My pick for this week, The Hole by José Revueltas, is both riveting and revolting. This author and journalist (1914–1976) was a lifelong political dissident and hence was incarcerated at many different points in his life for his writings. At 14 years of age, Revueltas joined the Mexican Communist Party and was twice imprisoned at the penitentiary at Islas Marías. Los Muros de Agua (1941; “Walls of Water”), his first novel, is based on incidents that occurred during his confinement. In 1943 Revueltas was expelled from the Communist Party and took part in founding the Spartacus Leninist League. He was arrested for his role in the student disturbances of 1968 and was briefly imprisoned at the penitentiary at Lecumberri.

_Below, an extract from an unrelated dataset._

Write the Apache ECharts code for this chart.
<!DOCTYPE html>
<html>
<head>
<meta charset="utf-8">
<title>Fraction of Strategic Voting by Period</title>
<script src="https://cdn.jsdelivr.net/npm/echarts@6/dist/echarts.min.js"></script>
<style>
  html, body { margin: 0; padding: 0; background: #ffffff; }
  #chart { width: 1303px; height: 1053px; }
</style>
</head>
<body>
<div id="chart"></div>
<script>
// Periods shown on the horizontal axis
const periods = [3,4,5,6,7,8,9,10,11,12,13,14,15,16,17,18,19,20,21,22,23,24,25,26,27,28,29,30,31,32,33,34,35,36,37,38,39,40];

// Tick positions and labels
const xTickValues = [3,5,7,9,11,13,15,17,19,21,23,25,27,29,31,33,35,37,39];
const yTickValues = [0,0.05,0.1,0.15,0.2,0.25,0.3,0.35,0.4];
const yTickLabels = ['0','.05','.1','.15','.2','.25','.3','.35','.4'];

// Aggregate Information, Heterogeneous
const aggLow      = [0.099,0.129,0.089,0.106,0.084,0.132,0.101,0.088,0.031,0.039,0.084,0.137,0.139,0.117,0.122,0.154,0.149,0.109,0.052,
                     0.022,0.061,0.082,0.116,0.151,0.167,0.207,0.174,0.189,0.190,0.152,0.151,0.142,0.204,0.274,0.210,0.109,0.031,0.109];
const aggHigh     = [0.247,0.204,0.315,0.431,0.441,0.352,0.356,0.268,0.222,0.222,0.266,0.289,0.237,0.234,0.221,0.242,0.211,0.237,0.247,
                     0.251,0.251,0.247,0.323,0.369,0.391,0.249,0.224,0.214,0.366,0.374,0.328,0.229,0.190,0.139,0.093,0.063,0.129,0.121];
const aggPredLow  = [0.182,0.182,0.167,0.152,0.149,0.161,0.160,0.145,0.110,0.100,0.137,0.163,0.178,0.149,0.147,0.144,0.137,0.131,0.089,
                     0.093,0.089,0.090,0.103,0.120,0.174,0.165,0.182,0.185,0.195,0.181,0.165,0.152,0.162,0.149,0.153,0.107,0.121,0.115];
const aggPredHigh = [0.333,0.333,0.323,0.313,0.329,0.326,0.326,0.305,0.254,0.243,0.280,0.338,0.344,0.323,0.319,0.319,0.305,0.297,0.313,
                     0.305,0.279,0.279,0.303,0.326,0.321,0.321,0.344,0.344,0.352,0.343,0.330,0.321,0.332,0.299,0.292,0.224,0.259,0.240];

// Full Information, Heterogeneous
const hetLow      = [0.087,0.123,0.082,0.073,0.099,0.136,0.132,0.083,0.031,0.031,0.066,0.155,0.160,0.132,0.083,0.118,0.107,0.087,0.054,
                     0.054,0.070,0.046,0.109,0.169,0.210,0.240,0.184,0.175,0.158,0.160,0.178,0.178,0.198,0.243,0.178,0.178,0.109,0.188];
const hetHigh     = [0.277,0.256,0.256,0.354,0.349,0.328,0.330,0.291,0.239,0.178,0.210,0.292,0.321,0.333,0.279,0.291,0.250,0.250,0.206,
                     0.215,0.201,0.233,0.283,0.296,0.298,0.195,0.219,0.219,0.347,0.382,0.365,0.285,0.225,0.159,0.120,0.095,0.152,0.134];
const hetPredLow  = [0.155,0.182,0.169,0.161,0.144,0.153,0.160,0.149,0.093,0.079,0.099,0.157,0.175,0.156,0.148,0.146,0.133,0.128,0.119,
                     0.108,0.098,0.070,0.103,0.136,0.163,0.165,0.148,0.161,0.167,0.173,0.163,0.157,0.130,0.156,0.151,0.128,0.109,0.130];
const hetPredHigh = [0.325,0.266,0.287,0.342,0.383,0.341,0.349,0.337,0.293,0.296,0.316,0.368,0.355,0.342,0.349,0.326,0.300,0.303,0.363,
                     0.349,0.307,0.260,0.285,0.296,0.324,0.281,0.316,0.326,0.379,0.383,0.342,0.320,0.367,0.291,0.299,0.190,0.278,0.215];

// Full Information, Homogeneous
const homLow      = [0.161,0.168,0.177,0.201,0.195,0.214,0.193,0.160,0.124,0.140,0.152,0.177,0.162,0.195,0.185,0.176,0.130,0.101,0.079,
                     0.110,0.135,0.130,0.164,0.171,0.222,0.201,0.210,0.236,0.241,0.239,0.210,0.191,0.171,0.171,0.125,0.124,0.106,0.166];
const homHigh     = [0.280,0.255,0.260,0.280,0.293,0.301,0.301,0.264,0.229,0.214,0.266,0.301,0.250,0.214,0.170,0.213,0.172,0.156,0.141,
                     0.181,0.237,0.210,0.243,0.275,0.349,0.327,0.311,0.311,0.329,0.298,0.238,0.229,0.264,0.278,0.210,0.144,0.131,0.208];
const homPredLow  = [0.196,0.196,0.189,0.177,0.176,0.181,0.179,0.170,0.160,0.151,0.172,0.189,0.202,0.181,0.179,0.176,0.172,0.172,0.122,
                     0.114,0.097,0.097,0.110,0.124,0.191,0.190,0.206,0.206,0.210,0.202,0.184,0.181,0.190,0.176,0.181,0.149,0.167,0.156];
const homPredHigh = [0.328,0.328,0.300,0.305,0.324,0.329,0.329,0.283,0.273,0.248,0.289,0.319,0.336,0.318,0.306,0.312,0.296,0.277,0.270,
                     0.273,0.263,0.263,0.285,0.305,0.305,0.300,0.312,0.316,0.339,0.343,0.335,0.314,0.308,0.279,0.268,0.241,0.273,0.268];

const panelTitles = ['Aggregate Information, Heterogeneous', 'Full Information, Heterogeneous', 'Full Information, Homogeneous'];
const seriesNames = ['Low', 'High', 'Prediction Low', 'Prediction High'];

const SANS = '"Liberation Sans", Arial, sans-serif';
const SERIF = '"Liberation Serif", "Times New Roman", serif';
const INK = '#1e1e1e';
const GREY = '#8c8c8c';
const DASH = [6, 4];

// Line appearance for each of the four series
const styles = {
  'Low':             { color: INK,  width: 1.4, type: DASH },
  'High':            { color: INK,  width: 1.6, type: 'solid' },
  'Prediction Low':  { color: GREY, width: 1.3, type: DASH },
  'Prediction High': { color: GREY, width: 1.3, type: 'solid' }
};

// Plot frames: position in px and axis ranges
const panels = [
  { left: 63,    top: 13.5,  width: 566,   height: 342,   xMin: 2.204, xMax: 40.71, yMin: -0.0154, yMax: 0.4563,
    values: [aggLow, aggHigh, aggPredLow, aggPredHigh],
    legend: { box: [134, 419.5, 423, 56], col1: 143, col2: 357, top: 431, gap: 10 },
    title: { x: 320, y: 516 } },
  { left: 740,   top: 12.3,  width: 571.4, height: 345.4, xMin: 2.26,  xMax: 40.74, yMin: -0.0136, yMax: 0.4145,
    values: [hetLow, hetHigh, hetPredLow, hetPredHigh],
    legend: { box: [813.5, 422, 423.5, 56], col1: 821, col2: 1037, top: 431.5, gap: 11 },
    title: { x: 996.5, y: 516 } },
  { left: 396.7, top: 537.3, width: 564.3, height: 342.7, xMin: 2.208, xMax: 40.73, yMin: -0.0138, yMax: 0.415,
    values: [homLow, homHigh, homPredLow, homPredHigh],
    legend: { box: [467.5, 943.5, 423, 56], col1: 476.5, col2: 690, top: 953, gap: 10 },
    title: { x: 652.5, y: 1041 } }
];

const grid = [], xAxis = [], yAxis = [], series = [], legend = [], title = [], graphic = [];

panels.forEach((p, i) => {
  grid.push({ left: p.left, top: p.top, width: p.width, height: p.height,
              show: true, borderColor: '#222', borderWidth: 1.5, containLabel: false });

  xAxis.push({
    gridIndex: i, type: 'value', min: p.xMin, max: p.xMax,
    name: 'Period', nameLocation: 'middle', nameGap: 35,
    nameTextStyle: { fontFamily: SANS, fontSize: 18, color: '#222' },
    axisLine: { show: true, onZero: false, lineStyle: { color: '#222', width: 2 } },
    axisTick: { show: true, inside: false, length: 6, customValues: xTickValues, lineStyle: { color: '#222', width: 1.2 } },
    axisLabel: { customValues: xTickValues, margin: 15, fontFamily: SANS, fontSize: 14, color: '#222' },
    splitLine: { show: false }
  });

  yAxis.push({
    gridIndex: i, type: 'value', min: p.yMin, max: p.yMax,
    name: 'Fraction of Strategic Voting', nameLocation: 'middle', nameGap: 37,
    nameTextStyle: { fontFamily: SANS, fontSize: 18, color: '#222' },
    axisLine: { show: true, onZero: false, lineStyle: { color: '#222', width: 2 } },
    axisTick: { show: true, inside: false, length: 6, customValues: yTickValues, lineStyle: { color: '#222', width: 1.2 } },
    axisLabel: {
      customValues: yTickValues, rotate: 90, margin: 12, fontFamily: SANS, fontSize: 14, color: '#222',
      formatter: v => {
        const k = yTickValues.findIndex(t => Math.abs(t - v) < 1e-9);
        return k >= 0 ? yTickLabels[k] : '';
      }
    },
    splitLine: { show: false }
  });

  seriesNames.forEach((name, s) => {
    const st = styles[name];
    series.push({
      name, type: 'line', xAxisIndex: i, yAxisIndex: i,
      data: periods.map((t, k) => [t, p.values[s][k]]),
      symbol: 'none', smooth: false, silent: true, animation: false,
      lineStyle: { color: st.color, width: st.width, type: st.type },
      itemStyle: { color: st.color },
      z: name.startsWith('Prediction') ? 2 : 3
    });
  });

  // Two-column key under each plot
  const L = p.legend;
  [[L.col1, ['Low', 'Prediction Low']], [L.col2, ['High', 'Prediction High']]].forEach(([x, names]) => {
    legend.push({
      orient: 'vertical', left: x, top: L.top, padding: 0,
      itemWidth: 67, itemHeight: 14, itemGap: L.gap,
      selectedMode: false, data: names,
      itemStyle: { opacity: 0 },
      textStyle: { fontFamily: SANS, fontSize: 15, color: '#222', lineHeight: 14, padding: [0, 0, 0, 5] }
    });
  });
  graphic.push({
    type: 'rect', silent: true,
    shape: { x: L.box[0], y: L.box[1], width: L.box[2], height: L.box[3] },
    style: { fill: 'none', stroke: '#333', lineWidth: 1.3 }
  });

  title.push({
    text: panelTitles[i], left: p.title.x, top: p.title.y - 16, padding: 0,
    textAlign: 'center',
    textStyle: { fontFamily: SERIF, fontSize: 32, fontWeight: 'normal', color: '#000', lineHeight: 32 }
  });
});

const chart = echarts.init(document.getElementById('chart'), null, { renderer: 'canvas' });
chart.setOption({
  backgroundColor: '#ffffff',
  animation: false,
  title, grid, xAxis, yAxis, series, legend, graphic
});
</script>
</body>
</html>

In the late ’60s, he spent two and a half years as a prisoner at Lecumberri and it became the setting for this novella, which, on many levels, is probably fitting also for another celebration in the Hindu tradition: Diwali, celebrated today by Hindus around the world, is often similarly timed with The Day Of The Dead celebrations. The Hole is like the Sutli bomb once used for Diwali celebrations in India.
A classic of Mexican literature in the twentieth century, The Hole follows moments in the lives of three depraved inmates as they plot to sneak in drugs under the noses of their “ape-like” guards. While the guards believe they’re safeguarding animals, it seems that the guards, too, are as wild and “trapped on the zoological scale'“ as they come. It’s clear they are all in prisons of their own making.
Apes, arch-apes, stupid, vile, and naïve, naïve as a ten-year-old whore. So stupid they didn’t seem to notice that they alone were the captives, they and their mothers, and their children and the forefathers. They were born to keep watch and they knew as much, to spy, to constantly look around, making sure no one escaped their clutches in the city…
In the meanwhile, when the story begins we see that the inmates (Polonio, Albino and a third man whom we only know as “The Prick”) desperately need drugs to keep them tethered to their hellish life. They hatch a plan that involves convincing one of their mothers to bring drugs into the prison.
The woman whom they choose to carry out the mission is an older woman, a dull, unattractive “mother” whom the guards will not care to search, the woman who gave birth to the man they’ve labeled “The Prick”. She is the anointed one, the one who will carry the drugs deep inside her as she enters the prison; her two “hot” young friends, Meche and La Chata, will distract the guards as they manage to pass by the cell where the inmates are housed
"The thing was just there, inside her, something material. Polonio described it as a cotton plug attached to a thread about twelve inches long…”
While reading this novella, we realize how the title works on so many levels. The “hole” is the prison, of course, but it’s also that black hole in which things go, never possibly to return. It alludes, specifically, of course, to the vagina, the place where the drugs are expected to be held, the place that also birthed the most vile of creatures called in life as “The Prick” who is always cutting himself by making holes in his body to stay sane and rooted..
“The hole” becomes the author’s refrain, with his multi-faceted references being as brutal as they are brilliant. This novella is believed to be an allegory for the ways in which a government clamps down on dissent and hauls protestors into places from which they may never return, black holes that are meant to gobble up people’s identities and spit out automatons without any individuality or purpose.
The Hole is a disturbing read and it behoves us to stay focused on the page, giving readers no breather whatsoever. The words gush forth in an unending torrent, challenging us often to enjoy—and recoil at—the stunning turns of phrase. This renegade writer describes a prison inside a prison, warning us about how dissolute institutions merely engender more depravity and deviance.
I admire your tenacity in continuing through such difficult reads! Prisons do seem to be depraved institutions that make all involved depraved - guards, inmates, and their families…
Difficult to even read ABOUT this novella, much less crack it open myself. Thx for sparing me. I’ve coined a word to encapsulate this book: riveting + revolting = rivolting. Ugh.